What would be a more productive alternative? Rather than focusing on the Foodprint resolution, advocates would be better off spending time urging the Council to pass a local law that adds food to the portfolio of issues under the responsibility of the Mayor’s Office of Long-term Planning and Sustainability, which prepares PlaNYC 2030. The City Council actually created the office and defined its responsibilities by enacting Local Law 17 of 2008, which amended the City Charter to add the agency. Local Law 17 specified that the director of the office has the “power and duty to develop and coordinate the implementation of policies, programs and actions to meet the long-term needs of the city, with respect to its infrastructure, environment and overall sustainability citywide, including but not limited to the categories of housing, open space, brownfields, transportation, water quality and infrastructure, air quality, energy, and climate change…” The one word that the Council missed when it passed Local Law 17 was “food.”

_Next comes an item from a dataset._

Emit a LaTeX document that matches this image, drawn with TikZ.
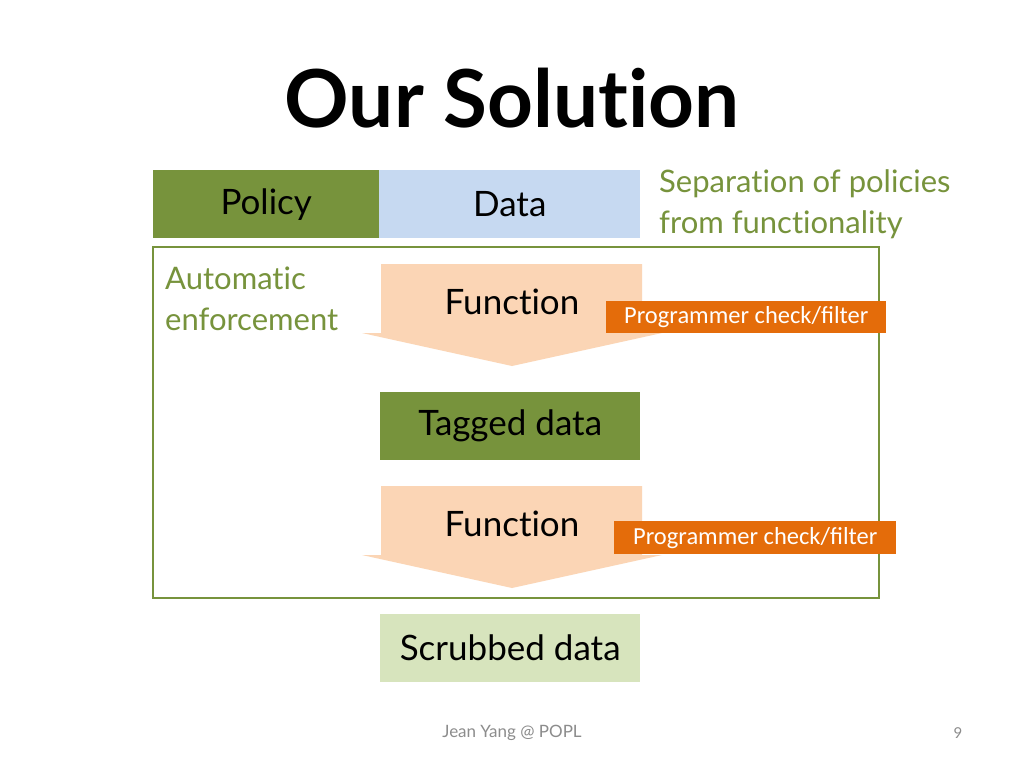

Amending the law would correct this oversight. It would also elicit testimony about how to approach food system planning in New York, how much it will cost to develop and implement a food policy, and an analysis of the benefits of food planning. At the end of the day, Council Members would have to vote on the legislation, and if passed by the Council, the Mayor would either sign or veto the bill.
Beyond the need to establish food system planning, the City Council can be the leader in food systems policies by adopting a comprehensive package of policy initiatives outlined in Borough President Stringer’s report, Food in the Public Interest. The Mayor and Council have enacted progressive food systems legislation before. Local Law 9 was passed in 2008 to establish the new Green Cart program of fruit and vegetable pushcarts. Advocates should work with City Council Speaker Quinn’s office, Borough President Stringer, and the Mayor to develop a package of bills that advance the goals enumerated in the Foodprint resolution, but not expend energy on the resolution itself.